On Sept. 21, 2012, the Supreme Court of Canada released an important decision on public interest standing, which determines who can bring a case to court and who cannot. The Court agreed with a coalition of groups, including Ecojustice, involved in the case that where an individual or group seeks to hold government to account by enforcing the constitution or other Canadian laws, they should not be prevented from doing so for unnecessarily restrictive reasons.
This victory has implications not only for individuals and groups wanting to enforce environmental laws, but also for a range of other public interest litigants, including human rights and civil liberties groups, as well as organizations working to protect the interests of women, children and refugees.
In a blog post from January
, I explained why Ecojustice was involved in this case. Our lawyers often represent organizations or individuals seeking to serve the public interest by protecting the environment and ensuring that governments and industry follow the law. Our clients must prove to the court that they have public interest standing in order to bring such cases.
The Supreme Court of Canada decision released last week involved a non-profit organization, representing sex trade workers in Vancouver’s downtown eastside, that sought to challenge the constitutionality of certain criminal code provisions. The government argued that the group should not be granted public interest standing, largely because they had not proven that there was no other way for these legal questions to be brought before the Court. That is, the group had not proven that someone with a “private” interest would not bring a similar challenge, for instance by way of a defence to criminal charges.

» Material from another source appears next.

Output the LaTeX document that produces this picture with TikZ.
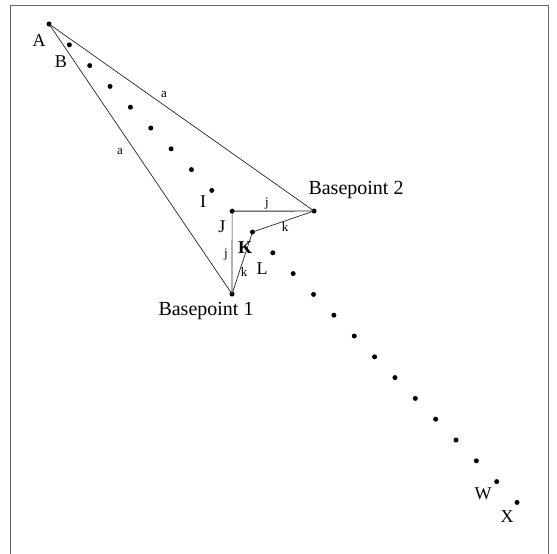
\documentclass[tikz,border=0pt]{standalone}
\usepackage{fontspec}
\setmainfont{Liberation Serif}
\begin{document}
\begin{tikzpicture}[x=1pt,y=-1pt,
  dot/.style={circle,fill=black,inner sep=0pt,minimum size=5pt},
  ln/.style={line width=0.7pt,draw=black!85},
  frame/.style={line width=0.8pt,draw=black!60},
  big/.style={font=\fontsize{18}{18}\selectfont,inner sep=0pt},
  bp/.style={font=\fontsize{20}{20}\selectfont,inner sep=0pt},
  sm/.style={font=\fontsize{13}{13}\selectfont,inner sep=0pt}]
\useasboundingbox (0,0) rectangle (557,554);
\draw[frame] (10,554) -- (10,5) -- (548,5) -- (548,554);
\foreach \l [count=\i from 0] in {A,B,C,D,E,F,G,H,I,J,K,L,M,N,O,P,Q,R,S,T,U,V,W,X}
  \node[dot] (\l) at ({49+20.35*\i},{24+20.8*\i}) {};
\node[dot] (bp1) at (232,294) {};
\node[dot] (bp2) at (314,211) {};
\draw[ln] (A.center) -- (bp2.center);
\draw[ln] (A.center) -- (bp1.center);
\draw[ln,line width=0.9pt] (J.center) -- (bp2.center);
\draw[ln] (J.center) -- (bp1.center);
\draw[ln] (K.center) -- (bp2.center);
\draw[ln] (K.center) -- (bp1.center);
\node[big] (tA) at (39,41) {A};
\node[big] (tB) at (61,62) {B};
\node[big] (tI) at (203,202) {I};
\node[big] (tJ) at (222,227) {J};
\node[big,font=\fontsize{18}{18}\selectfont\bfseries] (tK) at (245,248) {K};
\node[big] (tL) at (262,269) {L};
\node[big] (tW) at (483,494) {W};
\node[big] (tX) at (507,517) {X};
\node[sm] (la1) at (164,95) {a};
\node[sm] (la2) at (120,152) {a};
\node[sm] (lj1) at (267,204) {j};
\node[sm] (lk1) at (285,227) {k};
\node[sm] (lj2) at (226,255) {j};
\node[sm] (lk2) at (244,272) {k};
\node[bp] (tbp2) at (356,190) {Basepoint 2};
\node[bp] (tbp1) at (206,311) {Basepoint 1};
\end{tikzpicture}
\end{document}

Although Ecojustice doesn’t have an interest in the outcome of this specific constitutional case, we did want the Court to modernize Canada’s outdated public interest standing law. That’s why we intervened in this case earlier this year. We wanted to ensure that the Court understood the environmental implications of its decision. We argued that rather than focusing on whether there is a hypothetical private alternative to public interest litigation, the Court should focus on ensuring the rule of law is enforced effectively. And that’s just what the Court did.
The Supreme Court of Canada’s endorsement of a more progressive public interest standing test - one that is flexible and that ensures illegal government action is properly challenged - promotes access to justice for all Canadians. It means that Ecojustice can continue working to enforce Canada’s environmental protection laws and potentially work with a broader base of clientele who are concerned about protecting the environment and human health.